August 29, 2009

Pop culture and the Negro

Mainstream really is an evil place. It’s ultimately predictable. It thinks for us and we become its products. It’s all products selling products. The underground is just as evil. It has evolved from separate sub cultures to a homogenous wretch of everything. Or it’s a youthful product promoting rebellion and urbanism. I’m bored with that as well. I guess it’s because we’re so saturated with what is cool and colorful that we often forget about what we really want. Pop culture provides us all with a fantastic reality. And it is fantastic. We get to see colorful signs every step we take.

Are you thirsty? Quench your thirst with a Coke.

Are hungry looking to stretch your buck? Go to McDonald’s and celebrate Black History Month all February!

I’ve decided to make it my life to decoding visual nihilism.

What is visual nihilism? Just as it sounds. Imagery that is harmful to the people of color in America. Everyday we’re with flooded with images, ads and movies that depict how our culture is visually communicated to the rest of the world. America is a big place and can be powerfully influential through the advertisement and the moving picture. In 2008, Hank Willis Thomas produced a body of work titled Unbranded that strips ads between the years 1968 and 2008 of their text leaving only the background image. By the text the being stripped away the true nature of the ad seems to be revealed to the viewer. We have a questionable photograph, graphic or illustration. The things that we’ve abhorred as a group of people are still alive in the advertisement. I fear that there are black people out there that continue to agree and believe the images that they see. It makes me wonder why they choose to continue to live within the Matrix of American reality.

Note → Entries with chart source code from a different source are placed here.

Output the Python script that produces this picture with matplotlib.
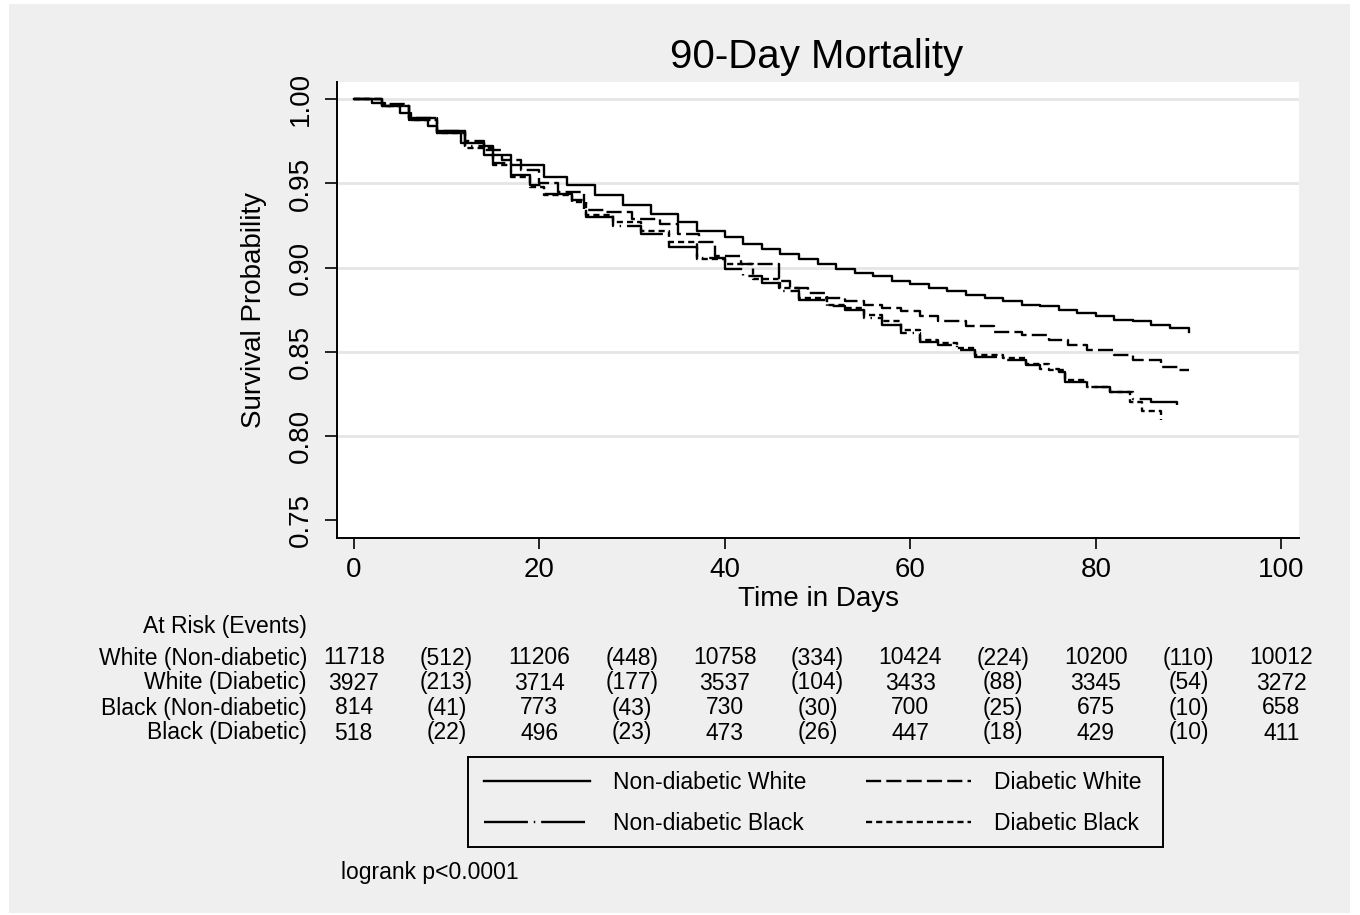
import numpy as np
import matplotlib
matplotlib.use('Agg')
import matplotlib.pyplot as plt
from matplotlib.patches import Rectangle
from matplotlib.transforms import blended_transform_factory

plt.rcParams['font.family'] = ['Liberation Sans', 'DejaVu Sans']

# Kaplan-Meier step points (day, survival)
ndw_days = [0, 2, 3.4, 5, 6.2, 8, 9, 11.6, 14, 17, 20.5, 23, 26, 29, 32, 35, 37, 40, 42, 44, 46, 48, 50,
            52, 54, 56, 58, 60, 62, 64, 66, 68, 70, 72, 74, 76, 78, 80, 82, 84, 86, 88, 90]
ndw_surv = [1.0, 0.998, 0.996, 0.992, 0.988, 0.984, 0.980, 0.974, 0.967, 0.961, 0.954, 0.949, 0.943, 0.937,
            0.932, 0.927, 0.922, 0.918, 0.914, 0.911, 0.908, 0.905, 0.902, 0.899, 0.897, 0.895, 0.892, 0.890,
            0.888, 0.886, 0.884, 0.882, 0.880, 0.878, 0.877, 0.875, 0.873, 0.871, 0.869, 0.868, 0.866, 0.864, 0.862]

dw_days = [0, 3, 6, 9, 12, 14, 16, 18, 20, 22, 24.8, 27, 30, 33, 35, 37.2, 39, 41.7, 45.8, 47, 49, 51, 53,
           55, 57, 59, 61, 63, 66, 69, 72, 75, 77, 79, 82, 84, 87, 89, 90]
dw_surv = [1.0, 0.997, 0.989, 0.981, 0.975, 0.970, 0.964, 0.958, 0.950, 0.945, 0.934, 0.933, 0.929, 0.926,
           0.920, 0.915, 0.907, 0.902, 0.892, 0.888, 0.885, 0.882, 0.880, 0.878, 0.876, 0.874, 0.871, 0.868,
           0.865, 0.862, 0.860, 0.857, 0.854, 0.851, 0.848, 0.845, 0.841, 0.839, 0.839]

ndb_days = [0, 3, 6, 9, 12, 15, 17, 19, 20.5, 23.5, 25, 28, 31, 34, 37, 40, 42, 44, 46, 48, 51, 53, 55,
            57, 59, 61, 63, 65, 67, 70, 72.5, 74, 76, 76.7, 79, 81.5, 84, 86, 88.8]
ndb_surv = [1.0, 0.996, 0.989, 0.981, 0.972, 0.962, 0.955, 0.949, 0.944, 0.940, 0.930, 0.925, 0.920, 0.912,
            0.906, 0.899, 0.895, 0.891, 0.886, 0.881, 0.877, 0.875, 0.870, 0.866, 0.861, 0.856, 0.854, 0.851,
            0.847, 0.845, 0.842, 0.840, 0.838, 0.832, 0.829, 0.826, 0.822, 0.820, 0.8185]

db_days = [0, 3, 6, 9, 12, 15, 17, 19, 20.5, 23.5, 25, 28, 31, 34, 37, 40, 43, 45.8, 48, 51, 53, 55, 57,
           59, 61, 63, 65, 67, 70, 72.5, 75, 76.7, 79, 81.5, 83.7, 85, 87]
db_surv = [1.0, 0.996, 0.988, 0.980, 0.971, 0.961, 0.954, 0.948, 0.943, 0.939, 0.931, 0.927, 0.922, 0.915,
           0.905, 0.902, 0.8935, 0.888, 0.882, 0.878, 0.876, 0.872, 0.868, 0.863, 0.857, 0.855, 0.852, 0.848,
           0.846, 0.843, 0.839, 0.833, 0.829, 0.826, 0.820, 0.815, 0.8095]

# at-risk table
row_names = ['White (Non-diabetic)', 'White (Diabetic)', 'Black (Non-diabetic)', 'Black (Diabetic)']
risk_days = [0, 20, 40, 60, 80, 100]
event_days = [10, 30, 50, 70, 90]
at_risk = [[11718, 11206, 10758, 10424, 10200, 10012],
           [3927, 3714, 3537, 3433, 3345, 3272],
           [814, 773, 730, 700, 675, 658],
           [518, 496, 473, 447, 429, 411]]
events = [[512, 448, 334, 224, 110],
          [213, 177, 104, 88, 54],
          [41, 43, 30, 25, 10],
          [22, 23, 26, 18, 10]]

W, H = 1360, 915
fig = plt.figure(figsize=(W / 100, H / 100), dpi=100, facecolor='white')
fig.patches.append(Rectangle((9 / W, 1 - 913 / H), (1350 - 9) / W, (913 - 4) / H,
                             transform=fig.transFigure, facecolor='#efefef', edgecolor='none', zorder=-10))

ax = fig.add_axes([337 / W, 1 - 538 / H, (1299 - 337) / W, (538 - 82) / H])
ax.set_facecolor('white')

lw = 1.7
l1, = ax.step(ndw_days, ndw_surv, where='post', color='black', lw=lw, label='Non-diabetic White')
l2, = ax.step(dw_days, dw_surv, where='post', color='black', lw=lw, linestyle=(0, (6.4, 2.2)),
              label='Diabetic White')
l3, = ax.step(ndb_days, ndb_surv, where='post', color='black', lw=lw, linestyle=(0, (18.6, 2.5, 0.6, 2.5)),
              label='Non-diabetic Black')
l4, = ax.step(db_days, db_surv, where='post', color='black', lw=lw, linestyle=(0, (2.6, 1.7)),
              label='Diabetic Black')

ax.set_xlim(-1.8, 101.9)
ax.set_ylim(0.7393, 1.0103)
yt = [0.75, 0.80, 0.85, 0.90, 0.95, 1.00]
ax.set_yticks(yt)
ax.set_yticklabels(['%.2f' % v for v in yt], rotation=90, va='center')
ax.set_xticks([0, 20, 40, 60, 80, 100])
for v in yt[1:]:
    ax.axhline(v, color='#e6e6e6', lw=2, zorder=0)

for s in ['top', 'right']:
    ax.spines[s].set_visible(False)
for s in ['left', 'bottom']:
    ax.spines[s].set_linewidth(1.4)
ax.tick_params(axis='y', length=8.5, width=1.2, pad=8, labelsize=20)
ax.tick_params(axis='x', length=8, width=1.2, pad=6, labelsize=20)

ax.set_xlabel('Time in Days', fontsize=20, labelpad=2)
ax.set_ylabel('Survival Probability', fontsize=20, labelpad=15)
fig.text(817 / W, 1 - 57 / H, '90-Day Mortality', fontsize=29, ha='center', va='center')

# at-risk table
tr = blended_transform_factory(ax.transData, fig.transFigure)
fs = 16.5
off = 7.5  # px from row centre to baseline
fig.text(307 / W, 1 - (626 + off) / H, 'At Risk (Events)', fontsize=fs, ha='right', va='baseline')
row_y = [657, 682, 707, 732]
for i, name in enumerate(row_names):
    y = 1 - (row_y[i] + off) / H
    fig.text(307 / W, y, name, fontsize=fs, ha='right', va='baseline')
    for d, n in zip(risk_days, at_risk[i]):
        ax.text(d, y, str(n), transform=tr, fontsize=fs, ha='center', va='baseline')
    for d, n in zip(event_days, events[i]):
        ax.text(d, y, '(%d)' % n, transform=tr, fontsize=fs, ha='center', va='baseline')

# legend, with its box drawn separately
fig.patches.append(Rectangle((468 / W, 1 - 847 / H), (1163 - 468) / W, (847 - 757) / H,
                             transform=fig.transFigure, facecolor='none', edgecolor='black', lw=1.4))
leg = fig.legend([l1, l3, l2, l4], [l1.get_label(), l3.get_label(), l2.get_label(), l4.get_label()],
                 loc='center', bbox_to_anchor=(813 / W, 1 - 803 / H), ncol=2, fontsize=fs,
                 handlelength=4.6, handletextpad=1.0, columnspacing=2.62, labelspacing=0.76,
                 borderpad=0.5, frameon=False)

fig.text(341 / W, 1 - (871 + off) / H, 'logrank p<0.0001', fontsize=fs, ha='left', va='baseline')

fig.savefig('out.png', dpi=100, facecolor=fig.get_facecolor())
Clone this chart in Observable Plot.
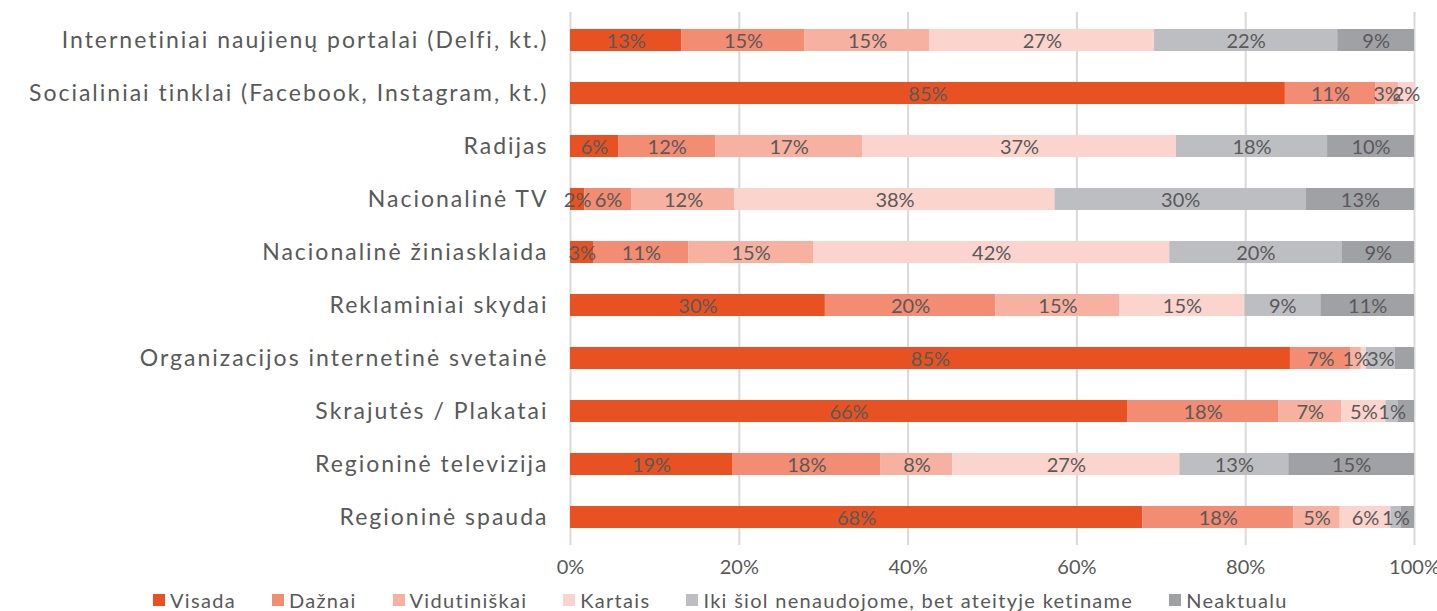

Wake up, I ask you. From our clothes to our music, it doesn’t belong to us anymore. It belongs to those that are dictating our very well-being. The same ones that know we have the highest death rates by healthcare are the same ones that are pushing these products into our backyards.

Products are geared toward its individual demographic. Demographics meaning a particular or designated group of people that is the target market for a company’s product. It works on us all, we can’t avoid it. It makes us devoted to particular brands because images of black people are next to their products. Once upon a time, no company had images of black people. Then as black people became more and more recognized as a group with buying power, then more and more black people were dripping into advertisements and television shows and movies. Some will call it integration, I call it financial planning. We’ve began to learn that companies and their products are actually more harmful for us than they say they are. Cigarette ads have banned their mascots but when I walk to my neighborhood corner store, I still see black people smoking a fresh menthol pack of Newports as if they haven’t learned the high health risks that come with smoking cigarettes. It’s as if we’ve been left behind on the newly updated notion of an American dream. The part of the dream where we stop squandering our money on materialistic gains and precious items that have no significant value. We’ve been conned, duped and suckered into believing that our buying power states an important significance with the “rest” of the American community.

As I watched an old Soulja Boy clip in which he commented on his criticisms for saying ignorant phrases, his only point of reference was that he was a millionaire by the time he was 16 years old. In response to his comment was another video by Dr. Boyce Watkins in which he made a comment about how money truly operates. When you’re stupid with money those that are smart with money will take your money away. This statement resonated with me as I thought about how many of my black counterparts are only interested in money but not of real issues that affect our community such as poor healthcare, poor education and rising crime. On the inside looking further inside we can no longer continue to abide by certain ideals deemed as black culture as they continue to destroy our unity amongst one another.

For the Negro and Pop culture, we need to take a closer, personal look at how we view ourselves without the voice of  a white male or female journalist telling us what our culture is. As far as I can understand Soulja Boy is not a part of my culture. He is the creation of decades and decades of harmful imagery placed in the black community to make us all seem like a gold-loving, money grubbing lazy ass nigga. He took the easy way out by cooning in front of thousands and thousands of other uneducated people believing that his word is as golden as the Gospels. I highly disagree. He makes me wonder if he knows the demise of MC Hammer. Losing all that money got him on the D-List forever. He’s not a popular item anymore. When it comes to money, I fully understand that if you’re not smart with it you can lose it at any given moment. MC Hammer was the example of poor financial planning and becoming a baby of pop culture by failing to understand that being a pawn is a bad thing. By being a mainstream darling and/or mainstream obsessor, we miss the bigger picture of progressing the betterment of our black American nation. The war with race isn’t over seeing as to how it is so engrained in our psychological DNA as a country but I’ll be damned if I’m going to continue to uphold black culture principles that will continue to be raped by mainstream visual nihilism forcing me to believe that what is black in the media is black in real life.

The media couldn’t survive my real life or anybody else’s that is black and as awakened as I am.

End the destruction of visual nihilism and take back your culture. This includes Middle Eastern, Asian, Native American, African, East European, South Pacific, Latino, Hispanic and the list goes on.

America, you ain’t ready for what I’ve got to say now.